Problem requirements. Restate exactly the lines of the entries below, beginning with the first and ending with the line that holds "L, R, T, B = 120, 833, 25, 495". Pictures are not copied.

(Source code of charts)
__________

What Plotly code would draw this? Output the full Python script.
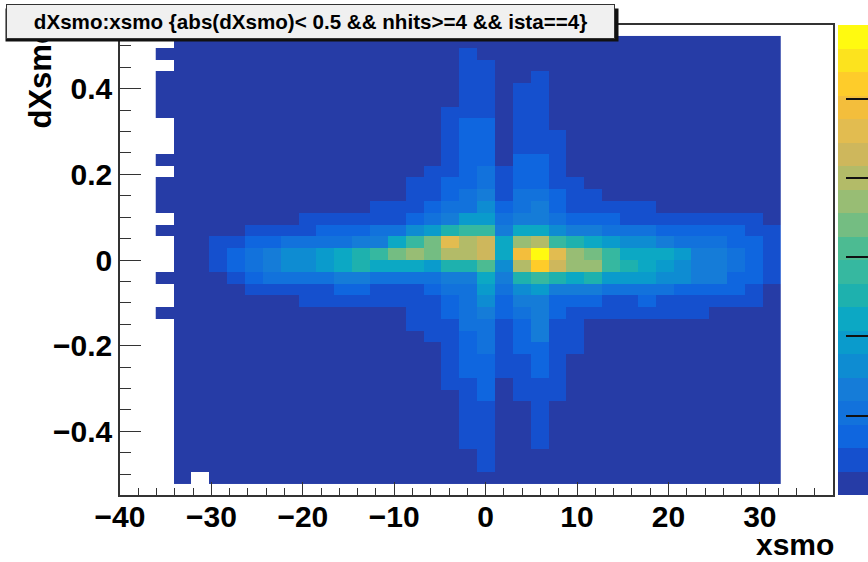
import plotly.graph_objects as go

W, H = 868, 562
L, R, T, B = 120, 833, 25, 495

# Histogram binning
X_START, X_WIDTH = -36.09, 1.952
Y_START, Y_WIDTH = -0.5235, 0.02755
Z_MAX = 593.0
Z_TICKS = [100, 200, 300, 400, 500]

# contour bands, bottom to top
band_colors = ["#263CA6", "#1550CE", "#0F66DF", "#1272DC", "#157CD8", "#0E8CD2", "#0A9BCC", "#0CA8C4",
               "#1EB1AE", "#36B8A0", "#4CBB92", "#74BD82", "#98BD74", "#B3BB68", "#CEB75C", "#E2BC50",
               "#F3BE3C", "#FECC2A", "#FCE31E", "#FFFA10"]

# Band index per cell, top row first ('.' = empty bin, 0-9 a-j = band 0-19)
band_rows = [
    ".000000000 0000000000 0000000000 00000",
    "0000000000 0000000100 0000000000 00000",
    ".000000000 0000000110 0000000000 00000",
    "0000000000 0000000110 0100000000 00000",
    "0000000000 0000000110 1100000000 00000",
    "0000000000 0000000110 1100000000 00000",
    "0000000000 0000001110 1100000000 00000",
    ".000000000 0000001220 1100000000 00000",
    ".000000000 0000001220 1110000000 00000",
    ".000000000 0000001220 1110000000 00000",
    "0000000000 0000001220 2210000000 00000",
    ".000000000 0000011231 2210000000 00000",
    "0000000000 0000112231 2211000000 00000",
    "0000000000 0000112341 3321100000 00000",
    "0000000000 0011123352 3421111100 00000",
    ".000000011 1111234663 4432221111 11110",
    "0000011112 2233568994 7754433322 22211",
    ".001122333 34479bfde7 cd98765543 33221",
    ".001234556 789bcbdde7 gjfcb97776 44321",
    ".001234556 78777688a5 dhecc98765 44321",
    "0000123333 4433334474 8987866655 44221",
    ".000011111 2211123363 5644433332 22210",
    ".000000011 1111112352 4422211211 11110",
    "0000000000 0000112342 3421111111 10000",
    ".000000000 0000111331 2411000000 00000",
    ".000000000 0000011231 2411000000 00000",
    ".000000000 0000001231 2211000000 00000",
    ".000000000 0000001221 1210000000 00000",
    ".000000000 0000001221 1210000000 00000",
    ".000000000 0000001120 1110000000 00000",
    ".000000000 0000000120 1110000000 00000",
    ".000000000 0000000110 0100000000 00000",
    ".000000000 0000000110 0100000000 00000",
    ".000000000 0000000110 0100000000 00000",
    ".000000000 0000000110 0100000000 00000",
    ".000000000 0000000010 0000000000 00000",
    ".000000000 0000000010 0000000000 00000",
    ".0.0000000 0000000000 0000000000 00000",
]

title_text = "dXsmo:xsmo {abs(dXsmo)&lt; 0.5 &amp;&amp; nhits&gt;=4 &amp;&amp; ista==4}"
x_title = "xsmo"
y_title = "dXsmo"

DIGITS = "0123456789abcdefghij"
BAND = Z_MAX / len(band_colors)
z = []
for row in reversed(band_rows):
    z.append([None if c == "." else (DIGITS.index(c) + 0.5) * BAND for c in row.replace(" ", "")])

scale = []
for i, c in enumerate(band_colors):
    scale += [[i / 20, c], [(i + 1) / 20, c]]


def px(x):
    return (x - L) / (R - L)


def py(y):
    return (B - y) / (B - T)


FONT = "Liberation Sans"
fig = go.Figure(go.Heatmap(
    z=z, x0=X_START + X_WIDTH / 2, dx=X_WIDTH, y0=Y_START + Y_WIDTH / 2, dy=Y_WIDTH,
    colorscale=scale, zmin=0, zmax=Z_MAX, hoverongaps=False,
    colorbar=dict(x=px(838), xanchor="left", xpad=0, y=0.5, yanchor="middle", ypad=0, len=1, lenmode="fraction",
                  thickness=30, outlinewidth=0, tickmode="array", tickvals=Z_TICKS, ticks="inside", ticklen=22,
                  tickcolor="#111111", tickwidth=1.5, showticklabels=False),
))

axis = dict(showgrid=False, zeroline=False, showline=True, mirror=True, linecolor="#333333", linewidth=1.5,
            ticks="inside", tickcolor="#333333", tickwidth=1, layer="above traces",
            tickfont=dict(family=FONT, size=30, color="black", weight="bold"))
fig.update_xaxes(range=[-40, 38], tick0=-40, dtick=10, ticklen=13, ticklabelstandoff=-6,
                 minor=dict(ticks="inside", dtick=2, ticklen=7, tickcolor="#333333", tickwidth=1), **axis)
fig.update_yaxes(range=[-0.549, 0.549], tick0=-0.4, dtick=0.2, ticklen=21,
                 minor=dict(ticks="inside", dtick=0.05, ticklen=11, tickcolor="#333333", tickwidth=1), **axis)

fig.update_layout(
    width=W, height=H, paper_bgcolor="white", plot_bgcolor="white", showlegend=False,
    margin=dict(l=L, r=W - R, t=T, b=H - B, autoexpand=False),
    annotations=[
        dict(text=x_title, xref="paper", yref="paper", x=px(836), y=py(544), xanchor="right", yanchor="middle",
             showarrow=False, font=dict(family=FONT, size=30, color="black", weight="bold")),
        dict(text=y_title, xref="paper", yref="paper", x=px(40), y=py(131), xanchor="center", yanchor="bottom",
             textangle=-90, showarrow=False, font=dict(family=FONT, size=31, color="black", weight="bold")),
        dict(text=" ", xref="paper", yref="paper", x=px(5), y=py(8), xanchor="left", yanchor="top",
             width=612, height=32, bgcolor="#111111", showarrow=False, borderpad=0,
             font=dict(size=10)),
        dict(text=title_text, xref="paper", yref="paper", x=px(6), y=py(4), xanchor="left", yanchor="top",
             width=607, height=33, bgcolor="#F0F0F0", bordercolor="#333333", borderwidth=1, borderpad=0,
             showarrow=False, align="center", font=dict(family=FONT, size=20.6, color="black", weight="bold")),
    ],
)
fig.write_html("out.html", post_script="document.body.style.margin='0';", config=dict(displayModeBar=False))
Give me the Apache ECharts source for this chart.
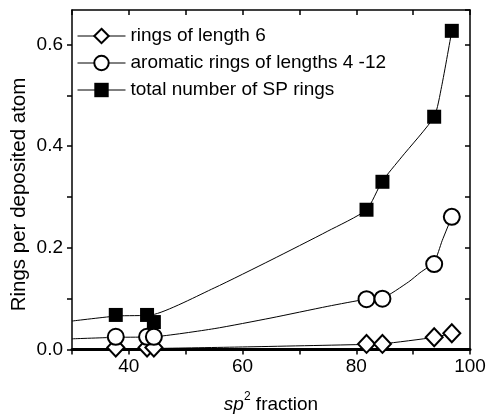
<!DOCTYPE html>
<html>
<head>
<meta charset="utf-8">
<script src="https://cdn.jsdelivr.net/npm/echarts@6/dist/echarts.min.js"></script>
<style>html,body{margin:0;padding:0;background:#fff}#c{width:488px;height:414px}</style>
</head>
<body>
<div id="c"></div>
<script>
// sp2 fraction (x) shared by the three data sets
const sp2 = [37.7, 43.2, 44.4, 81.8, 84.6, 93.7, 96.8];
// measured values (rings per deposited atom)
const ringsLen6 = [0.004, 0.004, 0.004, 0.011, 0.011, 0.024, 0.032];
const aromatic = [0.025, 0.025, 0.025, 0.099, 0.100, 0.168, 0.261];
const totalSP = [0.068, 0.068, 0.054, 0.275, 0.330, 0.458, 0.627];
// guide curves: [x, y]
const curveLen6X = [30, 44.4, 60, 81.8, 84.6, 93.7, 96.8];
const curveLen6Y = [0.0, 0.002, 0.005, 0.010, 0.011, 0.024, 0.032];
const curveAroX = [30, 38, 44.4, 55, 65, 75, 81.8, 84.6, 89.2, 91.2, 93.7, 95.1, 96.8];
const curveAroY = [0.021, 0.024, 0.025, 0.041, 0.062, 0.085, 0.099, 0.101, 0.133, 0.151, 0.172, 0.214, 0.261];
const curveTotX = [30, 38, 44, 55, 65, 75, 81.8, 84.5, 88, 93.7, 95.0, 96.8];
const curveTotY = [0.056, 0.066, 0.068, 0.121, 0.176, 0.233, 0.275, 0.330, 0.379, 0.458, 0.517, 0.627];
// legend labels
const names = ['rings of length 6', 'aromatic rings of lengths 4 -12', 'total number of SP rings'];
// axis ticks
const xTicks = {min: 30, max: 100, interval: 10};
const yTicks = {min: 0, max: 0.668, interval: 0.1};

const FONT = "'Liberation Sans', Arial, sans-serif";
const zip = (xs, ys) => xs.map((x, i) => [x, ys[i]]);

const chart = echarts.init(document.getElementById('c'), null, {renderer: 'canvas'});

const curve = (xs, ys) => ({
  type: 'line', data: zip(xs, ys), smooth: 0.2, showSymbol: false, symbol: 'none',
  lineStyle: {color: '#000', width: 1}, silent: true, z: 2, legendHoverLink: false
});
const marks = (name, ys, symbol, size, filled) => ({
  type: 'line', name, data: zip(sp2, ys), symbol, symbolSize: size, showSymbol: true,
  lineStyle: {opacity: 0, width: 1, color: '#000'},
  itemStyle: filled ? {color: '#000', borderColor: '#000', borderWidth: 0}
                    : {color: '#fff', borderColor: '#000', borderWidth: 2},
  z: 5
});

const axisCommon = {
  type: 'value', splitLine: {show: false},
  axisLine: {show: true, lineStyle: {color: '#000', width: 1.5}}
};

chart.setOption({
  animation: false,
  textStyle: {fontFamily: FONT},
  grid: {left: 72, right: 18, top: 10, bottom: 64.5, containLabel: false, outerBoundsMode: 'none'},
  legend: {
    left: 77, top: 26.5, padding: 0, orient: 'vertical', itemWidth: 48, itemHeight: 18, itemGap: 8,
    textStyle: {fontFamily: FONT, fontSize: 19, color: '#000'},
    lineStyle: {color: '#000', width: 1, opacity: 1},
    data: names
  },
  xAxis: [
    Object.assign({}, axisCommon, {
      position: 'bottom', min: xTicks.min, max: xTicks.max, interval: xTicks.interval,
      axisLine: {show: true, onZero: false, lineStyle: {color: '#000', width: 3}},
      axisTick: {show: true, inside: false, length: 5, lineStyle: {color: '#000', width: 1.5}},
      axisLabel: {show: true, margin: 8, fontSize: 19, color: '#000', fontFamily: FONT,
        showMinLabel: true, showMaxLabel: true,
        formatter: v => (Math.round(v) % 20 === 0 ? String(Math.round(v)) : '')},
      name: '{i|sp}{s|2}{n| fraction}', nameLocation: 'middle', nameGap: 41,
      nameTextStyle: {rich: {
        i: {fontSize: 19, fontStyle: 'italic', fontFamily: FONT, color: '#000', lineHeight: 24, verticalAlign: 'bottom'},
        s: {fontSize: 12, fontFamily: FONT, color: '#000', lineHeight: 12, verticalAlign: 'top'},
        n: {fontSize: 19, fontFamily: FONT, color: '#000', lineHeight: 24, verticalAlign: 'bottom'}
      }}
    }),
    Object.assign({}, axisCommon, {
      position: 'top', min: xTicks.min, max: xTicks.max, interval: xTicks.interval,
      axisLine: {show: true, onZero: false, lineStyle: {color: '#000', width: 1.5}},
      axisTick: {show: true, inside: true, length: 5, lineStyle: {color: '#000', width: 1.5}},
      axisLabel: {show: false}
    })
  ],
  yAxis: [
    Object.assign({}, axisCommon, {
      position: 'left', min: yTicks.min, max: yTicks.max, interval: yTicks.interval,
      axisLine: {show: true, onZero: false, lineStyle: {color: '#000', width: 1.5}},
      axisTick: {show: true, inside: false, length: 5, lineStyle: {color: '#000', width: 1.5}},
      axisLabel: {show: true, margin: 9, fontSize: 19, color: '#000', fontFamily: FONT, showMaxLabel: false,
        formatter: v => (Math.round(v * 10) % 2 === 0 ? v.toFixed(1) : '')}
    }),
    Object.assign({}, axisCommon, {
      position: 'right', min: yTicks.min, max: yTicks.max, interval: yTicks.interval,
      axisLine: {show: true, onZero: false, lineStyle: {color: '#000', width: 1.5}},
      axisTick: {show: true, inside: true, length: 5, lineStyle: {color: '#000', width: 1.5}},
      axisLabel: {show: false}
    })
  ],
  graphic: [{
    type: 'text', x: 19.5, y: 194.5, rotation: Math.PI / 2,
    style: {text: 'Rings per deposited atom', fontSize: 20.5, fontFamily: FONT, fill: '#000',
      align: 'center', verticalAlign: 'middle'}
  }],
  series: [
    curve(curveLen6X, curveLen6Y),
    curve(curveAroX, curveAroY),
    curve(curveTotX, curveTotY),
    marks(names[0], ringsLen6, 'diamond', [17, 18], false),
    marks(names[1], aromatic, 'circle', 16, false),
    marks(names[2], totalSP, 'rect', 14, true)
  ]
});
</script>
</body>
</html>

__________

Solution for this exercise.
What Plotly code would draw this? Output the full Python script.
import plotly.graph_objects as go

W, H = 868, 562
L, R, T, B = 120, 833, 25, 495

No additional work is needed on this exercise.